Mais l'UFML accusait également Doctolib de recenser des professionnels de santé non conventionnels comme, par exemple, les kinésiologues. Interrogé sur la question, par le biais du réseau social Twitter, le Dr Jacques Lucas, en charge du numérique pour le Conseil national de l’Ordre des Médecins (CNOM), n'a rien vu à redire aux pratiques de Doctolib, arguant du fait qu'il existe la même proximité sur les pages jaunes, « sans que personne ne s’en offusque ni ne se trompe lors d’une prise de rendez-vous avec un docteur ». Faux, lui rétorquait l'UFML : les médecins paient 109 euros leur référencement sur Doctolib alors que leur apparition sur les pages jaunes est gratuit. À ce prix-là, les médecins, affirme le syndicat « sont en droit d'espérer un meilleur service et une reconnaissance de leur fonction sociétale ». Au final, à la suite d’un échange avec le PDG de Doctolib, Stanislas Niox-Château, l'UFML estime avoir eu gain de cause, Le 29 octobre, le syndicat disait avoir obtenu, de Doctolib, trois avancées : la cessation des redirections des médecins vers sa plateforme, la séparation entre agenda et annuaire, et le « retrait du référencement des FakeMed », en référence aux professionnels de santé non conventionnels renseignés sur doctolib.

Parasitisme commercial ?

Enfin, dans une deuxième communication datée du 25 octobre, le différend entre doctolib et l'UFML a même pris une tournure quasi judiciaire. Cette fois, le syndicat dénonçait dans le Journal du dimanche, le parasitisme commercial dont serait victime le Dr Bertrand Legrand, par ailleurs promoteur d'un site de prise de rendez-vous médicaux Vitodoc. Par parasitisme commercial, il faut comprendre « l’ensemble des comportements par lesquels un agent économique s’immisce dans le sillage d’un autre afin de tirer profit sans rien dépenser de ses efforts et de son savoir-faire », c’est-à-dire une fois de plus le détournement sur les moteurs de recherche du résultat de la requête au profit de Doctolib, qui tromperait le robot de Google, selon les dires du Dr Bertrand Legrand .

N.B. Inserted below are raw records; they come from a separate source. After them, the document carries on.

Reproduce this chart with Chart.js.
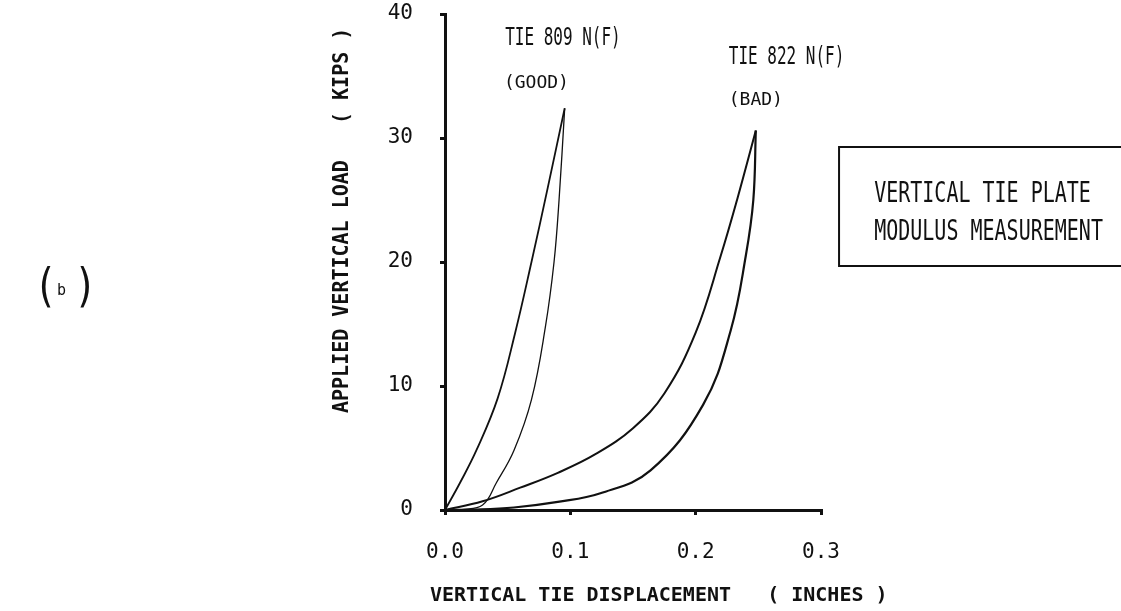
<!DOCTYPE html>
<html>
<head>
<meta charset="utf-8">
<script src="https://cdn.jsdelivr.net/npm/chart.js@4.4.1/dist/chart.umd.min.js"></script>
<style>
  html, body { margin: 0; padding: 0; background: #fff; }
  canvas { display: block; }
</style>
</head>
<body>
<canvas id="c" width="1121" height="611"></canvas>
<script>
// ── data (inches / kips) ──
const goodLoadX   = [0, 0.012, 0.025, 0.042, 0.056, 0.069, 0.082, 0.0955];
const goodLoadY   = [0, 2.2, 4.8, 9.0, 14.3, 20.0, 26.0, 32.4];
const goodUnloadX = [0.0955, 0.091, 0.087, 0.080, 0.069, 0.055, 0.041, 0.030, 0.012];
const goodUnloadY = [32.4, 25.0, 20.0, 14.7, 8.9, 4.8, 2.2, 0.4, 0];
const badLoadX    = [0, 0.030, 0.060, 0.090, 0.120, 0.150, 0.175, 0.200, 0.220, 0.233, 0.248];
const badLoadY    = [0, 0.7, 1.8, 3.0, 4.5, 6.6, 9.4, 14.3, 20.5, 25.0, 30.6];
const badUnloadX  = [0.248, 0.246, 0.240, 0.228, 0.206, 0.164, 0.124, 0.090, 0.055, 0.025, 0];
const badUnloadY  = [30.6, 25.0, 20.5, 14.5, 8.5, 3.2, 1.35, 0.65, 0.2, 0.03, 0];

const xTicks      = [0, 0.1, 0.2, 0.3];
const xTickLabels = ['0.0', '0.1', '0.2', '0.3'];
const yTicks      = [0, 10, 20, 30, 40];
const yTickLabels = ['0', '10', '20', '30', '40'];

const xTitle = 'VERTICAL TIE DISPLACEMENT   ( INCHES )';
const yTitle = 'APPLIED VERTICAL LOAD   ( KIPS )';
const boxLines = ['VERTICAL TIE PLATE', 'MODULUS MEASUREMENT'];

const INK = '#111';
const MONO = '"DejaVu Sans Mono", "Liberation Mono", monospace';

function pts(xs, ys) { return xs.map((x, i) => ({ x, y: ys[i] })); }

function curve(xs, ys, w) {
    return {
        data: pts(xs, ys),
        showLine: true,
        borderColor: INK,
        borderWidth: w,
        pointRadius: 0,
        tension: 0.4,
        fill: false
    };
}

// draws text with a vertical stretch (typewriter-ish look)
function txt(ctx, s, x, y, size, sy, weight, align) {
    ctx.save();
    ctx.translate(x, y);
    ctx.scale(1, sy);
    ctx.font = (weight || 'normal') + ' ' + size + 'px ' + MONO;
    ctx.textAlign = align || 'left';
    ctx.textBaseline = 'middle';
    ctx.fillStyle = INK;
    ctx.fillText(s, 0, 0);
    ctx.restore();
}

const notes = {
    id: 'notes',
    afterDraw(chart) {
        const { ctx, scales: { x, y } } = chart;
        const px = v => x.getPixelForValue(v), py = v => y.getPixelForValue(v);

        // curve labels
        txt(ctx, 'TIE 809 N(F)', px(0.048), py(38.0), 16, 1.5);
        txt(ctx, '(GOOD)',       px(0.047), py(34.4), 18, 1.0);
        txt(ctx, 'TIE 822 N(F)', px(0.2264), py(36.45), 16, 1.5);
        txt(ctx, '(BAD)',        px(0.2264), py(33.06), 18, 1.0);

        // legend-ish box on the right
        ctx.save();
        ctx.strokeStyle = INK;
        ctx.lineWidth = 2;
        const bl = px(0.3144), bt = py(29.27), bb = py(19.68);
        ctx.beginPath();
        ctx.moveTo(chart.width + 5, bt);
        ctx.lineTo(bl, bt);
        ctx.lineTo(bl, bb);
        ctx.lineTo(chart.width + 5, bb);
        ctx.stroke();
        ctx.restore();
        txt(ctx, boxLines[0], px(0.3424), py(25.4), 20, 1.4);
        txt(ctx, boxLines[1], px(0.3424), py(22.4), 20, 1.4);

        // axis titles
        txt(ctx, xTitle, 430, 596, 20, 0.95, 'bold');
        ctx.save();
        ctx.translate(342, 413);
        ctx.rotate(-Math.PI / 2);
        txt(ctx, yTitle, 0, 0, 20, 1.1, 'bold');
        ctx.restore();

        // panel tag (b)
        txt(ctx, '(', 34, 289, 38, 1.2, 'normal');
        txt(ctx, 'b', 57, 291, 15, 1.0, 'normal');
        txt(ctx, ')', 74, 289, 38, 1.2, 'normal');
    }
};

new Chart(document.getElementById('c'), {
    type: 'scatter',
    data: {
        datasets: [
            curve(goodLoadX, goodLoadY, 1.8),
            curve(goodUnloadX, goodUnloadY, 1.3),
            curve(badLoadX, badLoadY, 2),
            curve(badUnloadX, badUnloadY, 2.2)
        ]
    },
    options: {
        responsive: false,
        animation: false,
        layout: { padding: { left: 0, right: 300, top: 14, bottom: 0 } },
        plugins: { legend: { display: false }, tooltip: { enabled: false } },
        scales: {
            x: {
                type: 'linear', position: 'bottom', min: 0, max: 0.3,
                afterFit: s => { s.height = 101; s.paddingLeft = 0; s.paddingRight = 0; },
                afterBuildTicks: s => { s.ticks = xTicks.map(v => ({ value: v })); },
                border: { display: true, width: 3, color: INK },
                grid: { drawOnChartArea: false, drawTicks: true, tickLength: 5, lineWidth: 3, color: INK },
                ticks: {
                    padding: 25, color: INK, maxRotation: 0,
                    font: { family: MONO, size: 21 },
                    callback: v => xTickLabels[xTicks.indexOf(v)] ?? ''
                }
            },
            y: {
                type: 'linear', min: 0, max: 40,
                afterFit: s => { s.width = 445; s.paddingTop = 0; s.paddingBottom = 0; },
                afterBuildTicks: s => { s.ticks = yTicks.map(v => ({ value: v })); },
                border: { display: true, width: 3, color: INK },
                grid: { drawOnChartArea: false, drawTicks: true, tickLength: 5, lineWidth: 3, color: INK },
                ticks: {
                    padding: 27, color: INK,
                    font: { family: MONO, size: 21 },
                    callback: v => yTickLabels[yTicks.indexOf(v)] ?? ''
                }
            }
        }
    },
    plugins: [notes]
});
</script>
</body>
</html>
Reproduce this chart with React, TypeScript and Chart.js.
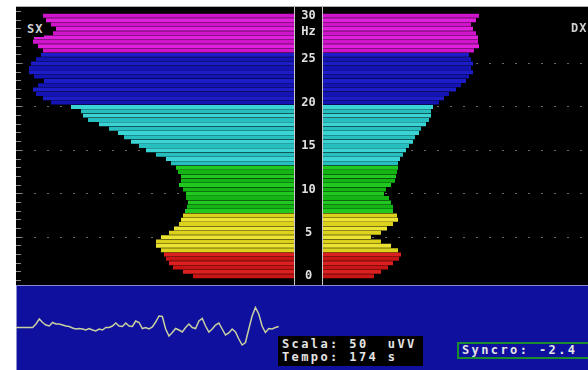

Droit de réponse de Doctolib

Des accusations réfutées auprès de l'Agence de presse médicale (APM) par le directeur de la stratégie de Doctolib, Julien Meraud, précisant que si la plateforme avait concédé à quelques aménagements techniques, ce n'était que par « volonté d'apaisement ».

De son côté, Stanislas Niox Château a fait paraître le 29 octobre une lettre ouverte répondant point par point aux accusations de parasitisme commercial du Dr Bertrand Legrand, fondateur d'un service concurrent de Doctolib, se targuant du soutien de milliers de médecins adhérents de la plateforme. « Nous avons construit notre concept et nos équipes sur des valeurs humanistes très éloignées de vos accusations de ces derniers jours qui sont infondées et fausses » terminait le PDG de Doctolib.

« Doctolib bashing » justifié ou pas ? Difficile de répondre au vu des enjeux économiques qui se profilent d’un côté comme de l’autre. On peut penser que le passage au numérique ne se fera pas sans heurts, ni erreurs, ni même des excès, nécessitant la vigilance de tous.